This is a bronze, socketed axe or spade from ancient China. Pieces such as this one are generally attributed to the Shang Dynasty (1700 BC—1100 BC).
The piece is shaped like a wedge when viewed from the side, which would make in an ideal cutting tool. The heavy, flat blade with rounded edges extends from the socket laterally. The blade is slightly wider near distal edge than at the “shoulders”.
The socket is rectangular in shape. The hollow portion of the socket end roughly concurrent with the shoulders of the blade. On the exterior, the shape of the socket can be seen extending nearly the entire length of the piece. It acts as reinforcement along the centerline then blends in gently with the blade near the distal edge.
On each side of the blade is a symbol in the shape of a wedge (similar in shape to the tool as viewed from the side). However, on the side shown in the picture on the left, the point of the inscribed wedge is oriented toward the socket while on the other side it is oriented toward the tip.

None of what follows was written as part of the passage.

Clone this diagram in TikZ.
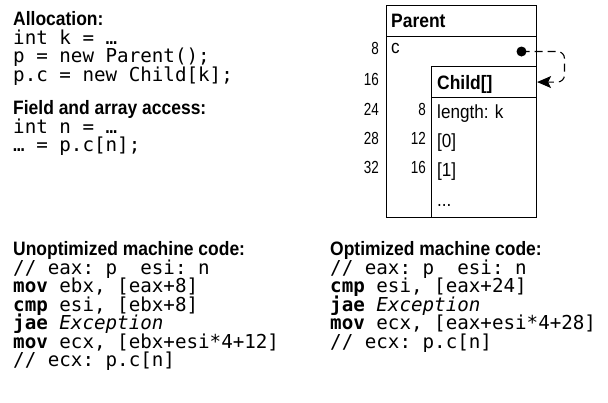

There is a conspicuous mould line that divides the piece in half, which is typical of tools from this period that were cast in bivalve moulds. The mould line runs concurrent with the blade edges and thus disappears where the blade begins.
There is a perforation in the socket on either side likely used as an attachment point for the shaft.
The total weight of this piece is 477 grams. The total length is 13.8 cm.